TCP/IPと星新一
昔星新一のショートショートで完璧に計画された都市とその行き詰まり、という話があった。あらすじはこんな感じだった様に思う。
町の完成の式典に向かう朝市長は感慨にふける。「計画当初はあんなに批判されていたが、今日で町が完成する。完ぺきな交通網、完ぺきな水道、完ぺきな食物配送計画、完ぺきな居住空間。無駄の無い、全て完ぺきな都市工学のもとで計画的に進めていた都市が今日完成する」
そこに、秘書が駆けこむ。
「まだまだ式典には早いぞ。何を慌てることがある。完ぺきな交通システムで、式典に遅れる要因は何もないぞ」と市長。
「しっ市長、子供が平均身長が伸びました」と秘書。
「それは良いことではないか。この良き日になんと素晴らしいニュースじゃないか」
それをそばで聴いていた都市工学博士
「市長、この都市はお終いです。子供の身長が伸びるということは、この都市のシステムは子供の身長が伸びることを想定してしません。このままでは全てに破たんが来します。住居の大きさから水道、食物配送計画全てが破たんします。」
「博士、では水道管を太くし、食物配送計画を増やせば良いではないか」
「ですか、この無駄の無い完ぺきな都市にどこにそんな余裕があると言うのですか」
とかなんとかいう話だったように思う。
なんでこんな話を思いだしたか、といえば、ASAHI パソコンの記事に「国内のインターネットの通信量は324Gbps 総務省が試算」という記事が出ていたからだ。

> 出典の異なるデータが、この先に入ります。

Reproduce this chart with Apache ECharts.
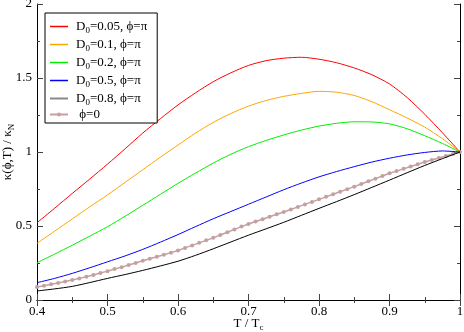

総務省の試算によると、月平均でISPに入ってくるトラフィック(In)は116Gbpsで、出ているトラフィック(Out)は133Gbpsで、7社(IIJ、NTTコミュニケーションズ、ケイ・オプティコム、KDDI、ソフトバンクBB、日本テレコム、パワードコム)のトラフィックのシェアから、総量を324Gbpsと試算した、と出ていた。
この数字をみると、「ISPにとって「一般利用者はダウンロード中心」ということを前提にネットワークを構築することはできなくなってきています」と総務省も伸べている。
ついこの間までは「ADSLでも充分。ダウンロードの速度は・・・」みたいな宣伝がなされていたが、それも一概には言えなくなって来ている。
それにも増して、FTTHにしたら、ボトルネックは繋がっている家からISPまでのスピードよりも、無線LANの速度であったり、Mac自体のCPUの処理スピードであることが多々ある。
FTTH化を最終目標においていたら、意外なところで快適さが欠けていた。FTTH信者であった私にとってはショックであった。
それ以上にTCP/IPというプロトコルでいいの?、という気がしてきた。上記のようにTCP/IPベースのネットワークで作っていたら、ある朝、これ以上は処理できません。みたいな日が来るんじゃないか、と要らぬ心配をしてしまった。